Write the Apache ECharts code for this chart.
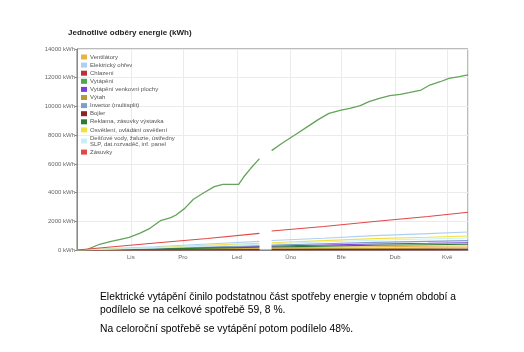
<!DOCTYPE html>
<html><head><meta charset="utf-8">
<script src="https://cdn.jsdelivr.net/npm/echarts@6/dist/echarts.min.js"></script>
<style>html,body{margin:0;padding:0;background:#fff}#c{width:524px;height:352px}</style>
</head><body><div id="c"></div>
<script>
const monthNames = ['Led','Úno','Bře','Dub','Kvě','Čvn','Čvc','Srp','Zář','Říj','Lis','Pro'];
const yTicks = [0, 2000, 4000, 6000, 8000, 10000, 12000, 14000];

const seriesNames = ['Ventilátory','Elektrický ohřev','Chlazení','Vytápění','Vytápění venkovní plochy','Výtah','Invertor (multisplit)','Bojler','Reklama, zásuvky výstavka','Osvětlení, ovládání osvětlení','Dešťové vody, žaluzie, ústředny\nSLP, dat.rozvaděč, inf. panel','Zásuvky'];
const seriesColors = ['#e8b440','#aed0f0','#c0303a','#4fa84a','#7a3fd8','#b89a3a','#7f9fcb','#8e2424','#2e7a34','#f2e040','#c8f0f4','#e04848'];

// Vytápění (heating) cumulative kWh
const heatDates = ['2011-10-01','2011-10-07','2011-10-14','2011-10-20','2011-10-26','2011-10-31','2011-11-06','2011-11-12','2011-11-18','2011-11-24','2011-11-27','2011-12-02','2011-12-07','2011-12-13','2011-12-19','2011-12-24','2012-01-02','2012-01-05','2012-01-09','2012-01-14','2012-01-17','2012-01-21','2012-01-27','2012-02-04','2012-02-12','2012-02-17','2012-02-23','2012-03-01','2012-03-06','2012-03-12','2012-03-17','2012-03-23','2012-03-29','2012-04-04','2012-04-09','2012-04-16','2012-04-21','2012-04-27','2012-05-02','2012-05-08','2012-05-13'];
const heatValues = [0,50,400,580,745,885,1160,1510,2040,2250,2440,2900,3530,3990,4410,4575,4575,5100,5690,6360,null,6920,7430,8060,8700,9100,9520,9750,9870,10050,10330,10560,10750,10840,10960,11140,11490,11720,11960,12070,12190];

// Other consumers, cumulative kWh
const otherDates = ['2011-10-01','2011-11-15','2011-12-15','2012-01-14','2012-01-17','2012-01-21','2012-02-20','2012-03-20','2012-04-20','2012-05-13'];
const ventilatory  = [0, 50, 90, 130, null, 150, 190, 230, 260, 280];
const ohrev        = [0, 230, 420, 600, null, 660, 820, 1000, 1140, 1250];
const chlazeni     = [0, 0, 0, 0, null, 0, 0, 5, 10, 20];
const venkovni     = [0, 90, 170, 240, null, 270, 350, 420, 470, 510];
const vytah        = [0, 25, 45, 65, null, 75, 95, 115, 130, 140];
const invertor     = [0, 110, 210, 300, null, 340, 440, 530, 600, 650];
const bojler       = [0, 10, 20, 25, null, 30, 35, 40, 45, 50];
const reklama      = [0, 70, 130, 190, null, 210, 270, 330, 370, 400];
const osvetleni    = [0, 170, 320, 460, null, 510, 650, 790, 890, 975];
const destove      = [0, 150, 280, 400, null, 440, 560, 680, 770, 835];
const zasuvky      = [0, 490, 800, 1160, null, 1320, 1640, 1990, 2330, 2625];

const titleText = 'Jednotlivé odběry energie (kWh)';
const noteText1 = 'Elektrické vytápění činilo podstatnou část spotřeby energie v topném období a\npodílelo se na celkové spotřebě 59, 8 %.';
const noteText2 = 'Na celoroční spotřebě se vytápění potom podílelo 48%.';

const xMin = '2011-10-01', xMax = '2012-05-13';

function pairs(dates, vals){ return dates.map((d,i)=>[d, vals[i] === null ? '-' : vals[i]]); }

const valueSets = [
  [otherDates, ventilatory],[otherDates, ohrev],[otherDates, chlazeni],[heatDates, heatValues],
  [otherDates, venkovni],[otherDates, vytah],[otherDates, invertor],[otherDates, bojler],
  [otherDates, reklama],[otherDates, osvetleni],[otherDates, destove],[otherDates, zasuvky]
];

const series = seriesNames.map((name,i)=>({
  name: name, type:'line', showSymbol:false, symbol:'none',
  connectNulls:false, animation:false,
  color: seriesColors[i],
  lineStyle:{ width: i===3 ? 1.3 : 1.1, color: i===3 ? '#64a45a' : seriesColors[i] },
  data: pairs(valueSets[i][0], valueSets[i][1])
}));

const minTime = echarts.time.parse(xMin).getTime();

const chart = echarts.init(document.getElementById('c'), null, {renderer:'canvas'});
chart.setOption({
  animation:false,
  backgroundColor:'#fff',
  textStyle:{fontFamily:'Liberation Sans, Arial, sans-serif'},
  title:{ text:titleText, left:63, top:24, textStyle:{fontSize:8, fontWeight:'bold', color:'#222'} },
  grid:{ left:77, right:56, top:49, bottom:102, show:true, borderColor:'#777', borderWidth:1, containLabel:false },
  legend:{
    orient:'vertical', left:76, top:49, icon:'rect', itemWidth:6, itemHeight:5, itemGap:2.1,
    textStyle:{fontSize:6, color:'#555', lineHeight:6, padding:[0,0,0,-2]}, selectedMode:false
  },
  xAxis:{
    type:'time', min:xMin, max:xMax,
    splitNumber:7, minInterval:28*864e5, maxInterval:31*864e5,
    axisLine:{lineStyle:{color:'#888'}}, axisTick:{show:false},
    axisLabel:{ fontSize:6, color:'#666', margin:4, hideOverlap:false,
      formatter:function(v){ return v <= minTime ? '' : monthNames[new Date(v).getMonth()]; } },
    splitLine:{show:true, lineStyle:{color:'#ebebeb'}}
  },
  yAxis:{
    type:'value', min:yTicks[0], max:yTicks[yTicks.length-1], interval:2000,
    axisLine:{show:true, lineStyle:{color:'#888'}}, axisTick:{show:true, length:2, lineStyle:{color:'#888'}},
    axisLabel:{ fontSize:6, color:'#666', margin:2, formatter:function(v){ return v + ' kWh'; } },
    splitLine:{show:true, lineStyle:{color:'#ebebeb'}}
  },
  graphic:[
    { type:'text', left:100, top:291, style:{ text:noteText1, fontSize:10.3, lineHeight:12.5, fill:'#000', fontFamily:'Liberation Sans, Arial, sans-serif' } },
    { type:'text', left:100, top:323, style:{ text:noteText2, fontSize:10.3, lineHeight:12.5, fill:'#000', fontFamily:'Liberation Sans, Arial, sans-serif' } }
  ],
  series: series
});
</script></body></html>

..........

▸ **Goal of the exercise**:
Leave out the pictures and repeat the lines from the start of the material through the line with "const yTicks = [0, 2000, 4000, 6000, 8000, 10000, 12000, 14000];", inclusive.

▸ **Task solution**:
Write the Apache ECharts code for this chart.
<!DOCTYPE html>
<html><head><meta charset="utf-8">
<script src="https://cdn.jsdelivr.net/npm/echarts@6/dist/echarts.min.js"></script>
<style>html,body{margin:0;padding:0;background:#fff}#c{width:524px;height:352px}</style>
</head><body><div id="c"></div>
<script>
const monthNames = ['Led','Úno','Bře','Dub','Kvě','Čvn','Čvc','Srp','Zář','Říj','Lis','Pro'];
const yTicks = [0, 2000, 4000, 6000, 8000, 10000, 12000, 14000];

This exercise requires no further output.